Some 69% of employers say they require a college degree for entry-level jobs, but 43% say they’re having trouble finding candidates, according to new research from The Rockefeller Foundation, a New York-based humanitarian group, and research firm Edelman Intelligence. Employers also are concerned with retaining talent.

“For a long time, a college degree has been a proxy for skills and capabilities,” said Abigail Carlton, The Rockefeller Foundation managing director. “In reality, it is a pretty blunt proxy.” Job degrees are indications of a person’s capabilities, but they’re often not relevant for the entry-level jobs, reporter Alessandra Malito writes for MarketWatch.

For example, 90% of the employed recent college graduates from The Rockefeller Foundation’s survey said they were learning skills on the job, compared with 49% who said they aren’t using the skills they learned in college. The reason?

According to Malito, the hiring process may focus too heavily on resumes and college degrees, missing an entire group of potential candidates, which the researchers called “opportunity youth.” These youth are 18- to 24-year-olds who lack a college degree and face economic challenges, cutting them off from the same possibilities as those with college degrees.
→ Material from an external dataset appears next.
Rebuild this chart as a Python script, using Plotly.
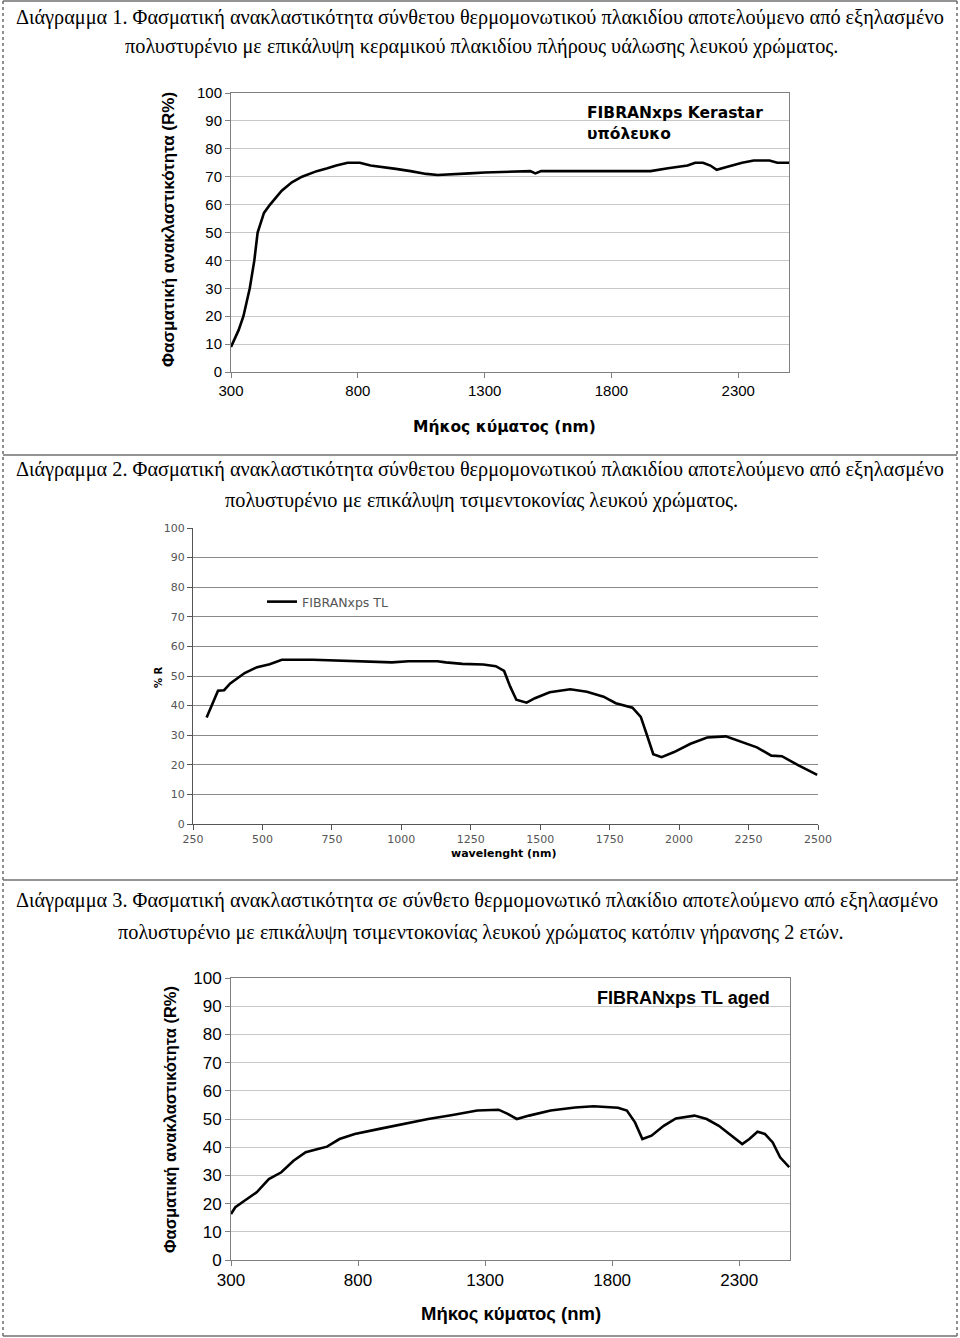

Malito writes, “A lot of smart people don’t go to college, often times, because they simply can’t afford it,” and “they are often overlooked when it comes to looking for a job.” One out of six young adults is shut off from education and work, partly because of poverty, according to a 2012 White House Council for Community Solutions report on this group. And while 77% of the more than 600 young adults interviewed in that study said it’s their responsibility to get a good job and education, they also said they needed help because there are no jobs available or because they simply didn’t have enough experience or education to attract the employers they want.

A third of employers say the reason their open jobs weren’t filled in the first quarter of this year was due to a lack of experience, according to a recent survey of almost 2,000 businesses by staffing firm Express Employment Professionals.

Malito writes that it’s becoming an increasingly larger problem for employers, up from 29% in the second quarter of 2016. The second reason positions weren’t filled was from a lack of available applicants. “More employers are starting to think about how to experiment with assessment practices and hiring practices to make sure they get workers who would be a good fit for the job and would stay at the job,” Carlton said.

There is a high turnover in employment among young workers, with 25% of college-educated employees overqualified for their jobs in 2014, according to a recent study by the Washington, D.C.-based economic and social policy think tank Urban Institute.